▶ _RECORDS_
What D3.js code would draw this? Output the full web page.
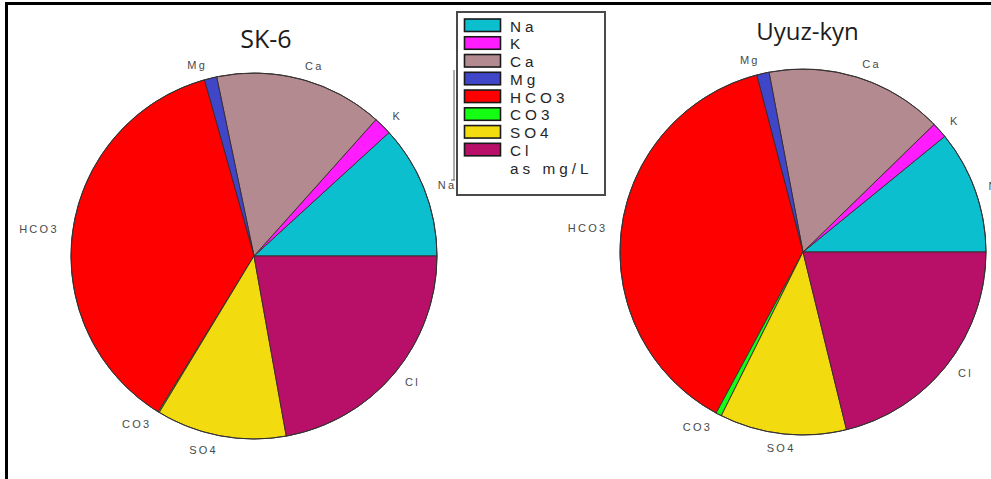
<!DOCTYPE html>
<html>
<head>
<meta charset="utf-8">
<script src="https://cdn.jsdelivr.net/npm/d3@7"></script>
<style>
  html, body { margin: 0; padding: 0; background: #fff; }
  svg { display: block; }
</style>
</head>
<body>
<svg id="chart" width="991" height="479"></svg>
<script>
// ---- data ----
const ions = ["Na", "K", "Ca", "Mg", "HCO3", "CO3", "SO4", "Cl"];
const ionColors = ["#0cbfcf", "#ff1cff", "#b38a8f", "#3f46c8", "#ff0000", "#14ff14", "#f2dc0f", "#b80f69"];
const sk6Values = [11.8, 1.6, 14.9, 1.1, 36.9, 0.1, 11.5, 22.2];
const uyuzValues = [10.9, 1.4, 15.7, 1.1, 38.1, 0.5, 11.2, 21.2];
const sampleNames = ["SK-6", "Uyuz-kyn"];
const unitsLabel = "as mg/L";

// ---- layout ----
const W = 991, H = 479;
const svg = d3.select("#chart");
const R = 183;
const charts = [
  { name: sampleNames[0], values: sk6Values, cx: 254, cy: 256, tx: 266, ty: 48, fs: 25 },
  { name: sampleNames[1], values: uyuzValues, cx: 803, cy: 252, tx: 807.5, ty: 40, fs: 24 }
];

// outer frame (top and left visible)
svg.append("rect")
  .attr("x", 6.5).attr("y", 3.5).attr("width", W + 20).attr("height", H + 20)
  .attr("fill", "none").attr("stroke", "#000").attr("stroke-width", 3);

const pie = d3.pie().sort(null).value(d => d)
  .startAngle(Math.PI / 2).endAngle(Math.PI / 2 - 2 * Math.PI);
const arc = d3.arc().innerRadius(0).outerRadius(R);
const color = d3.scaleOrdinal().domain(ions).range(ionColors);

charts.forEach(c => {
  const g = svg.append("g").attr("transform", `translate(${c.cx},${c.cy})`);
  const arcs = pie(c.values);
  g.selectAll("path.slice").data(arcs).enter().append("path")
    .attr("class", "slice")
    .attr("d", arc)
    .attr("fill", (d, i) => color(ions[i]))
    .attr("stroke", "#3a2a2a")
    .attr("stroke-width", 0.9)
    .attr("stroke-linejoin", "round");
  g.append("circle").attr("r", R).attr("fill", "none")
    .attr("stroke", "#333").attr("stroke-width", 1);

  const RL = R + 14;
  g.selectAll("text.lbl").data(arcs).enter().append("text")
    .attr("class", "lbl")
    .each(function (d, i) {
      const a = (d.startAngle + d.endAngle) / 2;
      const x = Math.sin(a) * RL, y = -Math.cos(a) * RL;
      const cs = Math.sin(a);
      const anchor = cs > 0.12 ? "start" : (cs < -0.12 ? "end" : "middle");
      d3.select(this)
        .attr("x", x).attr("y", y).attr("dy", "0.35em")
        .attr("text-anchor", anchor)
        .text(ions[i]);
    })
    .attr("font-family", "Liberation Sans, Arial, sans-serif")
    .attr("font-size", 11)
    .attr("letter-spacing", 2.3)
    .attr("fill", "#4a4a4a");

  svg.append("text")
    .attr("x", c.tx).attr("y", c.ty)
    .attr("text-anchor", "middle")
    .attr("font-family", "Open Sans, Liberation Sans, sans-serif")
    .attr("font-size", c.fs)
    .attr("fill", "#1c1c1c")
    .text(c.name);
});

// ---- legend ----
const lg = svg.append("g");
lg.append("line").attr("x1", 454).attr("x2", 454).attr("y1", 70).attr("y2", 180)
  .attr("stroke", "#777").attr("stroke-width", 1.2);
lg.append("line").attr("x1", 451).attr("x2", 455).attr("y1", 180).attr("y2", 180)
  .attr("stroke", "#777").attr("stroke-width", 1.2);
lg.append("rect")
  .attr("x", 457).attr("y", 12).attr("width", 148).attr("height", 183)
  .attr("fill", "#fff").attr("stroke", "#4a4a4a").attr("stroke-width", 2);

const rowY = d3.scaleLinear().domain([0, 1]).range([19, 19 + 17.76]);
const legendFont = { family: "Liberation Sans, Arial, sans-serif", size: 15.3, ls: 4 };
ions.forEach((ion, i) => {
  lg.append("rect")
    .attr("x", 464.5).attr("y", rowY(i))
    .attr("width", 36).attr("height", 12.5)
    .attr("fill", color(ion)).attr("stroke", "#1a1a1a").attr("stroke-width", 1.6);
  lg.append("text")
    .attr("x", 510).attr("y", rowY(i) + 12.5)
    .attr("font-family", legendFont.family)
    .attr("font-size", legendFont.size).attr("letter-spacing", legendFont.ls)
    .attr("fill", "#262626")
    .text(ion);
});
lg.append("text")
  .attr("x", 510).attr("y", rowY(ions.length) + 12.5)
  .attr("font-family", legendFont.family)
  .attr("font-size", legendFont.size).attr("letter-spacing", legendFont.ls)
  .attr("fill", "#262626")
  .text(unitsLabel);
</script>
</body>
</html>
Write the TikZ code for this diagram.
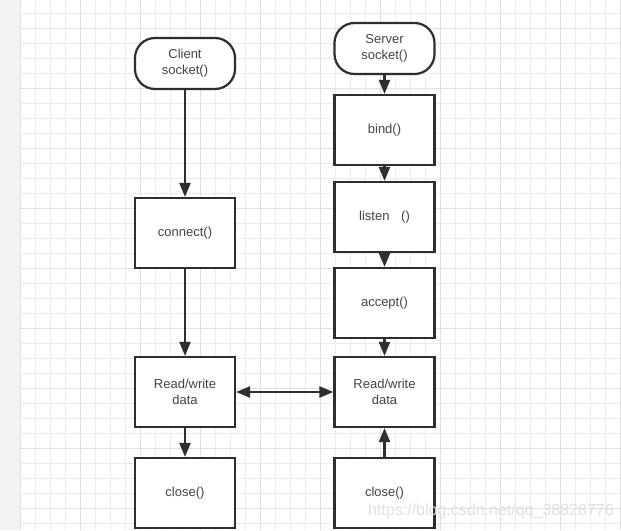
\documentclass[tikz,border=0pt]{standalone}
\usepackage{fontspec}
\setmainfont{Liberation Sans}
\usetikzlibrary{arrows.meta}
\definecolor{ln}{HTML}{2E2E2E}
\definecolor{txt}{HTML}{444444}
\definecolor{gminor}{HTML}{EBEBEB}
\definecolor{gmajor}{HTML}{E0E0E0}
\definecolor{strip}{HTML}{F2F2F2}
\tikzset{
  boxnode/.style={draw=ln, line width=2.2pt, fill=white, minimum width=100pt, minimum height=70pt, inner sep=2pt, align=center, font=\fontsize{13}{16}\selectfont, text=txt},
  termnode/.style={boxnode, minimum height=51pt, rounded corners=20pt},
  flow/.style={draw=ln, line width=2.2pt, -{Triangle[length=14pt,width=11pt]}},
  flow2/.style={draw=ln, line width=2.2pt, {Triangle[length=14pt,width=11pt]}-{Triangle[length=14pt,width=11pt]}}
}
\begin{document}
\begin{tikzpicture}[x=1pt,y=-1pt]
\useasboundingbox (0,0) rectangle (621,530);
\fill[white] (0,0) rectangle (621,530);
\fill[strip] (0,0) rectangle (20,530);
\foreach \i in {0,...,40} {
  \draw[gminor, line width=1pt] ({20+15*\i},0) -- ({20+15*\i},530);
}
\foreach \j in {0,...,35} {
  \draw[gminor, line width=1pt] (20,{13+15*\j}) -- (621,{13+15*\j});
}
\foreach \i in {0,...,10} {
  \draw[gmajor, line width=1pt] ({20+60*\i},0) -- ({20+60*\i},530);
}
\foreach \j in {0,...,8} {
  \draw[gmajor, line width=1pt] (20,{28+60*\j}) -- (621,{28+60*\j});
}

\node[termnode] (csock) at (185,63.5) {Client\\socket()};
\node[boxnode] (conn) at (185,233) {connect()};
\node[boxnode] (crw) at (185,392) {Read/write\\data};
\node[boxnode] (cclose) at (185,493) {close()};

\node[termnode] (ssock) at (384.5,48.5) {Server\\socket()};
\node[boxnode] (bind) at (384.5,130) {bind()};
\node[boxnode] (listen) at (384.5,217) {listen\hspace{0.9em}()};
\node[boxnode] (accept) at (384.5,303) {accept()};
\node[boxnode] (srw) at (384.5,392) {Read/write\\data};
\node[boxnode] (sclose) at (384.5,493) {close()};

\draw[flow] (csock) -- (conn);
\draw[flow] (conn) -- (crw);
\draw[flow] (crw) -- (cclose);
\draw[flow] (ssock) -- (bind);
\draw[flow] (bind) -- (listen);
\draw[flow] (listen) -- (accept);
\draw[flow] (accept) -- (srw);
\draw[flow] (sclose) -- (srw);
\draw[flow2] (crw) -- (srw);

\node[text=black!12, font=\fontsize{16}{19}\selectfont, anchor=west, inner sep=0pt] (wm) at (368,511) {https://blog.csdn.net/qq\_38828776};
\end{tikzpicture}
\end{document}
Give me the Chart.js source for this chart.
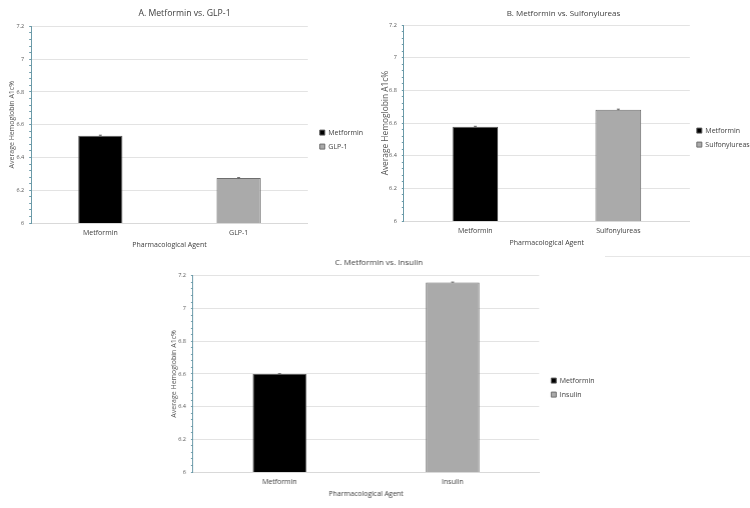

▶ _DIRECTIONS_
Copy nothing but the lines above from the one with "Write the TikZ code for this diagram." to the one with "(cclose) at (185,493)", inclusive, word for word. Leave every picture out.

▶ _WRITTEN ANSWER_
Write the TikZ code for this diagram.
\documentclass[tikz,border=0pt]{standalone}
\usepackage{fontspec}
\setmainfont{Liberation Sans}
\usetikzlibrary{arrows.meta}
\definecolor{ln}{HTML}{2E2E2E}
\definecolor{txt}{HTML}{444444}
\definecolor{gminor}{HTML}{EBEBEB}
\definecolor{gmajor}{HTML}{E0E0E0}
\definecolor{strip}{HTML}{F2F2F2}
\tikzset{
  boxnode/.style={draw=ln, line width=2.2pt, fill=white, minimum width=100pt, minimum height=70pt, inner sep=2pt, align=center, font=\fontsize{13}{16}\selectfont, text=txt},
  termnode/.style={boxnode, minimum height=51pt, rounded corners=20pt},
  flow/.style={draw=ln, line width=2.2pt, -{Triangle[length=14pt,width=11pt]}},
  flow2/.style={draw=ln, line width=2.2pt, {Triangle[length=14pt,width=11pt]}-{Triangle[length=14pt,width=11pt]}}
}
\begin{document}
\begin{tikzpicture}[x=1pt,y=-1pt]
\useasboundingbox (0,0) rectangle (621,530);
\fill[white] (0,0) rectangle (621,530);
\fill[strip] (0,0) rectangle (20,530);
\foreach \i in {0,...,40} {
  \draw[gminor, line width=1pt] ({20+15*\i},0) -- ({20+15*\i},530);
}
\foreach \j in {0,...,35} {
  \draw[gminor, line width=1pt] (20,{13+15*\j}) -- (621,{13+15*\j});
}
\foreach \i in {0,...,10} {
  \draw[gmajor, line width=1pt] ({20+60*\i},0) -- ({20+60*\i},530);
}
\foreach \j in {0,...,8} {
  \draw[gmajor, line width=1pt] (20,{28+60*\j}) -- (621,{28+60*\j});
}

\node[termnode] (csock) at (185,63.5) {Client\\socket()};
\node[boxnode] (conn) at (185,233) {connect()};
\node[boxnode] (crw) at (185,392) {Read/write\\data};
\node[boxnode] (cclose) at (185,493) {close()};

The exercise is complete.